A bipartisan group of female vets in Congress moved successfully to spare DACOWITS from the chopping block in 2021, amid then-Defense Secretary Lloyd Austin’s zero-based review of advisory committees.
Notably, that review had the opposite goals of the current advisory board purge. Austin was assessing whether committees sufficiently contributed to the goal of diversity, equity and inclusion within the Defense Department, while Hegseth has been a vocal opponent of DEI in all its forms inside the military.
Throughout the political reversals, however, those close to DACOWITS have maintained the committee exists not to serve any political agenda or special interest group, but to promote military readiness by shedding light on obstacles that otherwise would be overlooked.
Retired Rear Adm. Cari Thomas, who served on the committee from 2017 to 2021, said in an interview the issues she worked on — many of which, like childcare and family leave, also affect male service members — continue to be challenges for the Defense Department.
“The military can’t always do everything, because there’s not unlimited resources; there’s not unlimited time,” she said. “So, for me the loss of DACOWITS will impact the readiness of the military services, because these independent advisory committees won’t have the ability to then give the secretary of defense and the commandant of the Coast Guard outside opinions as to what they may wish to work on, in order to make sure that the unique needs of whatever population it is that these advisor committees are looking at are addressed, to make the military as ready as it could be.”
The second-oldest board on the list, the Army Corps of Engineers’ Board on Coastal Engineering Research, was established in 1963 and recently celebrated its 100th meeting.
Lewis Link, a senior engineer at the University of Maryland and member of the board until the recent purge, noted that the board, which had tackled challenges like flood modeling and nature-based infrastructure solutions, had until recently been working on tasking provided by Lt. Gen.

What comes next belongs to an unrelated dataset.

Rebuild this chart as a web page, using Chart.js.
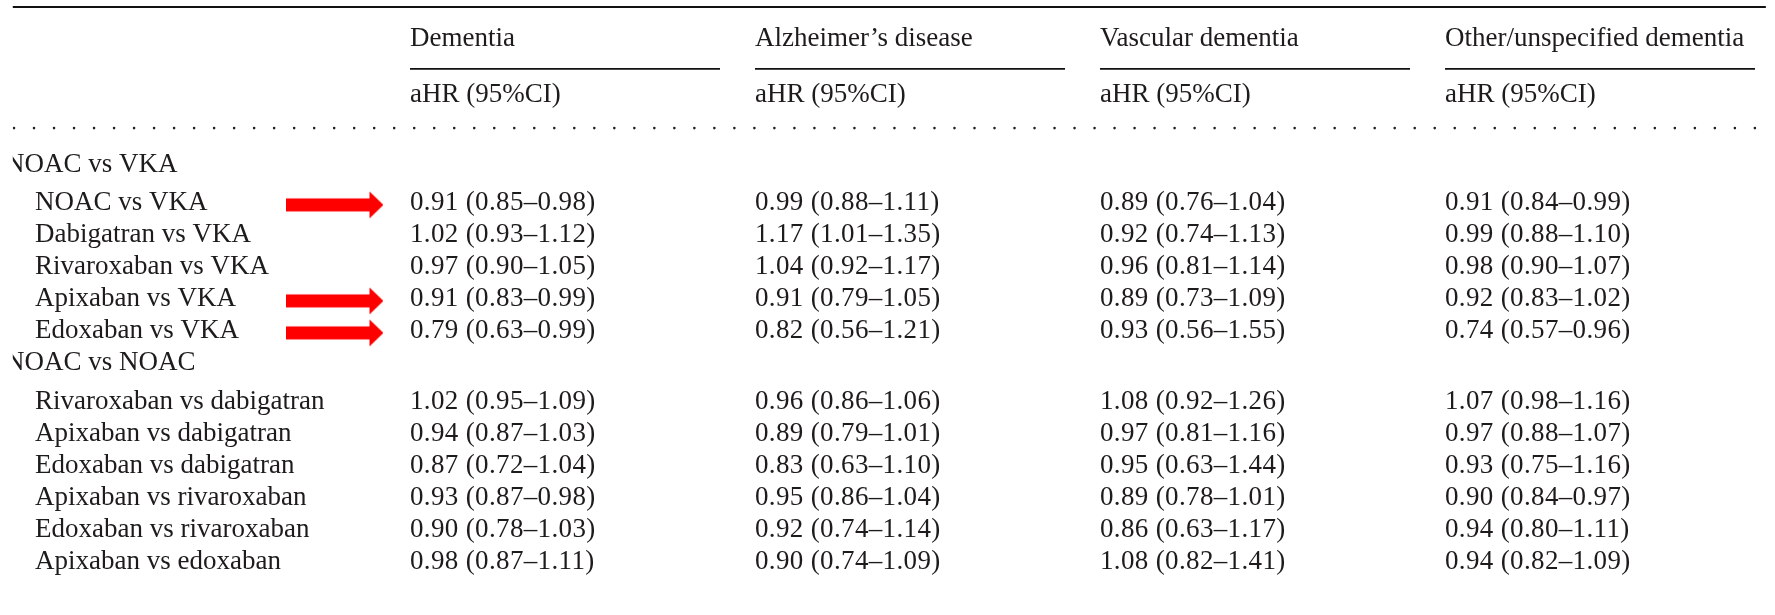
<!DOCTYPE html>
<html>
<head>
<meta charset="utf-8">
<script src="https://cdn.jsdelivr.net/npm/chart.js@4.4.1/dist/chart.umd.min.js"></script>
<style>
html,body{margin:0;padding:0;background:#fff;}
#wrap{width:1775px;height:615px;}
</style>
</head>
<body>
<div id="wrap"><canvas id="myChart"></canvas></div>
<script>
// column heads
var v_outcomes = ["Dementia", "Alzheimer\u2019s disease", "Vascular dementia", "Other/unspecified dementia"];
var v_subhead = "aHR (95%CI)";

// row groups and rows
var v_groups = ["NOAC vs VKA", "NOAC vs NOAC"];
var v_rowsVka = ["NOAC vs VKA", "Dabigatran vs VKA", "Rivaroxaban vs VKA", "Apixaban vs VKA", "Edoxaban vs VKA"];
var v_rowsNoac = ["Rivaroxaban vs dabigatran", "Apixaban vs dabigatran", "Edoxaban vs dabigatran",
                  "Apixaban vs rivaroxaban", "Edoxaban vs rivaroxaban", "Apixaban vs edoxaban"];

// [aHR, lower, upper] per row (VKA rows, then NOAC rows)
var v_dementia = [[0.91,0.85,0.98],[1.02,0.93,1.12],[0.97,0.90,1.05],[0.91,0.83,0.99],[0.79,0.63,0.99],
                  [1.02,0.95,1.09],[0.94,0.87,1.03],[0.87,0.72,1.04],[0.93,0.87,0.98],[0.90,0.78,1.03],[0.98,0.87,1.11]];
var v_alzheimer = [[0.99,0.88,1.11],[1.17,1.01,1.35],[1.04,0.92,1.17],[0.91,0.79,1.05],[0.82,0.56,1.21],
                   [0.96,0.86,1.06],[0.89,0.79,1.01],[0.83,0.63,1.10],[0.95,0.86,1.04],[0.92,0.74,1.14],[0.90,0.74,1.09]];
var v_vascular = [[0.89,0.76,1.04],[0.92,0.74,1.13],[0.96,0.81,1.14],[0.89,0.73,1.09],[0.93,0.56,1.55],
                  [1.08,0.92,1.26],[0.97,0.81,1.16],[0.95,0.63,1.44],[0.89,0.78,1.01],[0.86,0.63,1.17],[1.08,0.82,1.41]];
var v_other = [[0.91,0.84,0.99],[0.99,0.88,1.10],[0.98,0.90,1.07],[0.92,0.83,1.02],[0.74,0.57,0.96],
               [1.07,0.98,1.16],[0.97,0.88,1.07],[0.93,0.75,1.16],[0.90,0.84,0.97],[0.94,0.80,1.11],[0.94,0.82,1.09]];

// rows marked with a red arrow
var v_arrowRows = ["NOAC vs VKA", "Apixaban vs VKA", "Edoxaban vs VKA"];

var v_cols = [v_dementia, v_alzheimer, v_vascular, v_other];
var v_font = "27px 'Liberation Serif', 'Times New Roman', serif";
var v_ink = "#1e1b1c";

// row slots (1 slot = one row pitch)
var v_rows = [];
var v_slot = 0, v_idx = 0;
[v_rowsVka, v_rowsNoac].forEach(function(p_list, p_g){
  v_rows.push({label: v_groups[p_g], head: true, slot: v_slot});
  v_slot += 1.2;
  p_list.forEach(function(p_name){
    v_rows.push({label: p_name, head: false, slot: v_slot, idx: v_idx++, group: p_g});
    v_slot += 1;
  });
});

function f_ci(p_v){
  return p_v[0].toFixed(2) + " (" + p_v[1].toFixed(2) + "\u2013" + p_v[2].toFixed(2) + ")";
}

// arrow glyph used as point style
function f_arrow(){
  var c = document.createElement("canvas");
  c.width = 97; c.height = 28;
  var g = c.getContext("2d");
  g.fillStyle = "#ff0000";
  g.beginPath();
  g.moveTo(0, 7.5); g.lineTo(83, 7.5); g.lineTo(83, 0.5); g.lineTo(97, 14);
  g.lineTo(83, 27.5); g.lineTo(83, 20.5); g.lineTo(0, 20.5);
  g.closePath(); g.fill();
  return c;
}

var v_arrowPts = v_rows.filter(function(r){
  return !r.head && r.group == 0 && v_arrowRows.indexOf(r.label) >= 0;
}).map(function(r){ return {x: 0.7826, y: r.slot + 0.11}; });

// table text and rules
var v_tablePlugin = {
  id: "table",
  beforeDatasetsDraw: function(chart){
    var ctx = chart.ctx, sx = chart.scales.x, sy = chart.scales.y;
    ctx.save();
    // the source is cropped just left of the group labels
    ctx.beginPath();
    ctx.rect(sx.getPixelForValue(-0.1513), 0, chart.width, chart.height);
    ctx.clip();
    ctx.strokeStyle = "#111";
    ctx.fillStyle = v_ink;
    ctx.font = v_font;
    ctx.textBaseline = "alphabetic";
    ctx.textAlign = "left";

    // top rule
    ctx.lineWidth = 1.8;
    ctx.beginPath();
    ctx.moveTo(sx.getPixelForValue(-0.1565), sy.getPixelForValue(-4.875));
    ctx.lineTo(sx.getPixelForValue(4.930), sy.getPixelForValue(-4.875));
    ctx.stroke();

    // column heads, underlines, subheads
    for(var c=0; c<v_outcomes.length; c++){
      var x0 = sx.getPixelForValue(c + 1);
      ctx.fillText(v_outcomes[c], x0, sy.getPixelForValue(-3.95) + 9);
      ctx.beginPath();
      ctx.moveTo(x0, sy.getPixelForValue(-2.94));
      ctx.lineTo(sx.getPixelForValue(c + 1.8986), sy.getPixelForValue(-2.94));
      ctx.stroke();
      ctx.fillText(v_subhead, x0, sy.getPixelForValue(-2.19) + 9);
    }

    // dotted rule
    ctx.save();
    ctx.lineWidth = 2.6;
    ctx.lineCap = "round";
    ctx.setLineDash([0.01, 20]);
    ctx.strokeStyle = "#222";
    ctx.beginPath();
    ctx.moveTo(sx.getPixelForValue(-0.1478), sy.getPixelForValue(-1.09));
    ctx.lineTo(sx.getPixelForValue(4.93), sy.getPixelForValue(-1.09));
    ctx.stroke();
    ctx.restore();

    // rows
    for(var a=0; a<v_rows.length; a++){
      var r = v_rows[a];
      var yb = sy.getPixelForValue(r.slot) + 9;
      ctx.letterSpacing = "0px";
      if(r.head){
        ctx.fillText(r.label, sx.getPixelForValue(-0.1739), yb);
        continue;
      }
      ctx.fillText(r.label, sx.getPixelForValue(-0.087), yb);
      ctx.letterSpacing = "0.35px";
      for(var b=0; b<v_cols.length; b++){
        ctx.fillText(f_ci(v_cols[b][r.idx]), sx.getPixelForValue(b + 1), yb);
      }
    }
    ctx.restore();
  }
};

var ctx = document.getElementById("myChart").getContext("2d");
var myChart = new Chart(ctx, {
  type: "scatter",
  data: {
    datasets: [{
      data: v_arrowPts,
      pointStyle: f_arrow(),
      pointRadius: 14,
      clip: false
    }]
  },
  options: {
    responsive: true,
    maintainAspectRatio: false,
    animation: false,
    events: [],
    layout: {padding: 0, autoPadding: false},
    plugins: {legend: {display: false}, tooltip: {enabled: false}},
    scales: {
      x: {type: "linear", display: false, min: -0.18841, max: 4.95652},
      y: {type: "linear", display: false, reverse: true, min: -5.09375, max: 14.125}
    }
  },
  plugins: [v_tablePlugin]
});
</script>
</body>
</html>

William “Butch” Graham — now the chief of engineers — on problems like compound flooding, a potentially disastrous challenge illustrated by Hurricane Harvey in 2017.
Link noted that the members of the board were volunteers and costs to maintain advisory committees, such as travel stipends, were minimal.
“There appears to be a tendency of not wanting outside advice,” Link said. “That’s my opinion, and nobody else’s necessarily, but it appears that the value of the external advisors is not considered important enough for the government.”